* Task brief
Return the listing below unchanged, minus its pictures.

* Task data
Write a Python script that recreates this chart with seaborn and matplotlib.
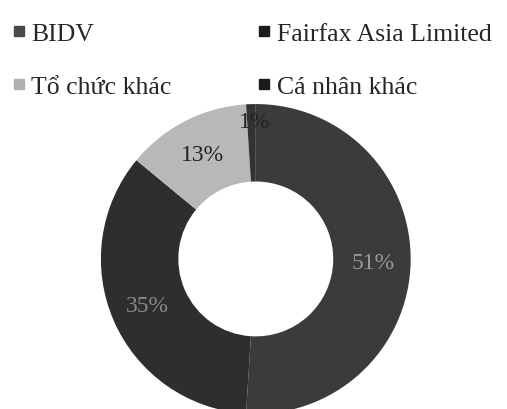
import matplotlib
matplotlib.use("Agg")
import matplotlib.pyplot as plt
import seaborn as sns
from matplotlib.lines import Line2D

# shareholder structure
labels = ["BIDV", "Fairfax Asia Limited", "Tổ chức khác", "Cá nhân khác"]
shares = [51, 35, 13, 1]
colors = ["#3b3b3b", "#2e2e2e", "#b8b8b8", "#333333"]
legend_colors = ["#4a4a4a", "#1c1c1c", "#b0b0b0", "#1c1c1c"]
pct_colors = ["#9a9a9a", "#8a8a8a", "#222222", "#cfcfcf"]

sns.set_theme(style="white")
plt.rcParams["font.family"] = ["Liberation Serif", "DejaVu Serif"]

fig = plt.figure(figsize=(5.07, 4.10), dpi=100)
fig.patch.set_facecolor("white")

# donut axes, centre at (256, 260) px from top, radius ~155 px
ax = fig.add_axes([0.199, -0.012, 0.611, 0.756])
wedges, texts, autotexts = ax.pie(
    shares,
    colors=colors,
    startangle=90,
    counterclock=False,
    autopct="%d%%",
    pctdistance=0.76,
    radius=1.0,
    wedgeprops=dict(width=0.5, linewidth=0),
    textprops=dict(fontsize=17),
)
for t, c in zip(autotexts, pct_colors):
    t.set_color(c)
# small slice label sits on the slice edge like the original
autotexts[3].set_position((-0.01, 0.89))
autotexts[3].set_color("#222222")
ax.set_xlim(-1, 1)
ax.set_ylim(-1, 1)
ax.set_aspect("equal")
ax.axis("off")

# legend is laid out row by row: BIDV | Fairfax, Tổ chức khác | Cá nhân khác
order = [0, 2, 1, 3]
handles = [Line2D([0], [0], marker="s", linestyle="", markersize=7,
                  markerfacecolor=legend_colors[i], markeredgecolor=legend_colors[i])
           for i in order]
fig.legend(handles, [labels[i] for i in order], ncol=2, loc="upper left",
           bbox_to_anchor=(-0.02, 1.0), frameon=False,
           fontsize=18.5, handlelength=0.45, handletextpad=0.25,
           columnspacing=3.4, labelspacing=1.15)

fig.savefig("out.png", dpi=100, facecolor="white")
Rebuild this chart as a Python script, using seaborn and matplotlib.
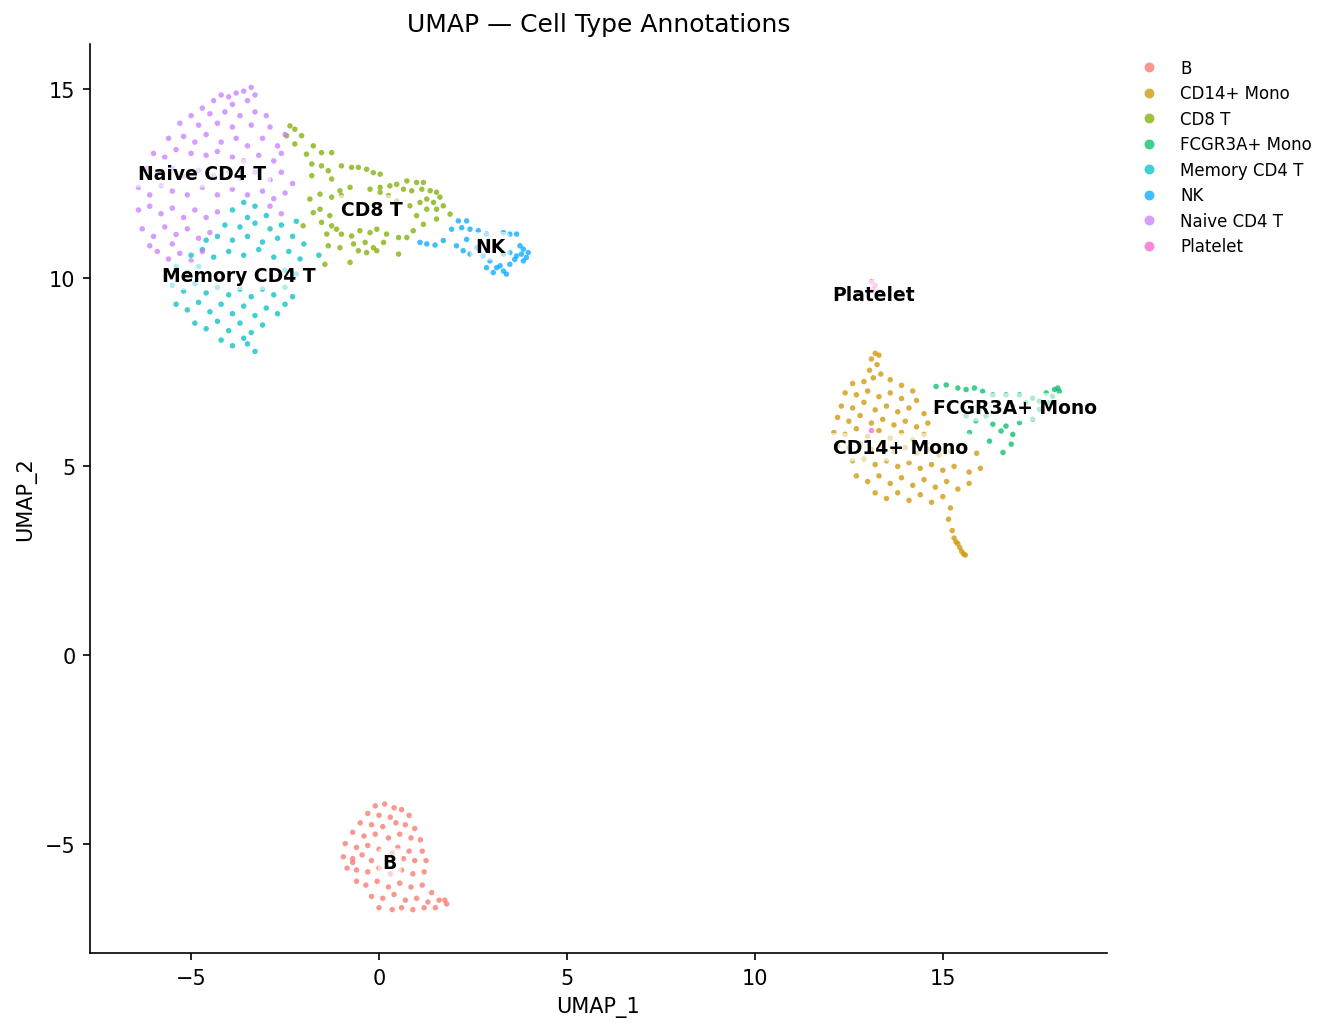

* Response to the exercise
Write a Python script that recreates this chart with seaborn and matplotlib.
import matplotlib
matplotlib.use("Agg")
import matplotlib.pyplot as plt
import seaborn as sns
from matplotlib.lines import Line2D

# shareholder structure
labels = ["BIDV", "Fairfax Asia Limited", "Tổ chức khác", "Cá nhân khác"]
shares = [51, 35, 13, 1]
colors = ["#3b3b3b", "#2e2e2e", "#b8b8b8", "#333333"]
legend_colors = ["#4a4a4a", "#1c1c1c", "#b0b0b0", "#1c1c1c"]
pct_colors = ["#9a9a9a", "#8a8a8a", "#222222", "#cfcfcf"]

sns.set_theme(style="white")
plt.rcParams["font.family"] = ["Liberation Serif", "DejaVu Serif"]

fig = plt.figure(figsize=(5.07, 4.10), dpi=100)
fig.patch.set_facecolor("white")

# donut axes, centre at (256, 260) px from top, radius ~155 px
ax = fig.add_axes([0.199, -0.012, 0.611, 0.756])
wedges, texts, autotexts = ax.pie(
    shares,
    colors=colors,
    startangle=90,
    counterclock=False,
    autopct="%d%%",
    pctdistance=0.76,
    radius=1.0,
    wedgeprops=dict(width=0.5, linewidth=0),
    textprops=dict(fontsize=17),
)
for t, c in zip(autotexts, pct_colors):
    t.set_color(c)
# small slice label sits on the slice edge like the original
autotexts[3].set_position((-0.01, 0.89))
autotexts[3].set_color("#222222")
ax.set_xlim(-1, 1)
ax.set_ylim(-1, 1)
ax.set_aspect("equal")
ax.axis("off")

# legend is laid out row by row: BIDV | Fairfax, Tổ chức khác | Cá nhân khác
order = [0, 2, 1, 3]
handles = [Line2D([0], [0], marker="s", linestyle="", markersize=7,
                  markerfacecolor=legend_colors[i], markeredgecolor=legend_colors[i])
           for i in order]
fig.legend(handles, [labels[i] for i in order], ncol=2, loc="upper left",
           bbox_to_anchor=(-0.02, 1.0), frameon=False,
           fontsize=18.5, handlelength=0.45, handletextpad=0.25,
           columnspacing=3.4, labelspacing=1.15)

fig.savefig("out.png", dpi=100, facecolor="white")
Rebuild this chart as a Python script, using seaborn and matplotlib.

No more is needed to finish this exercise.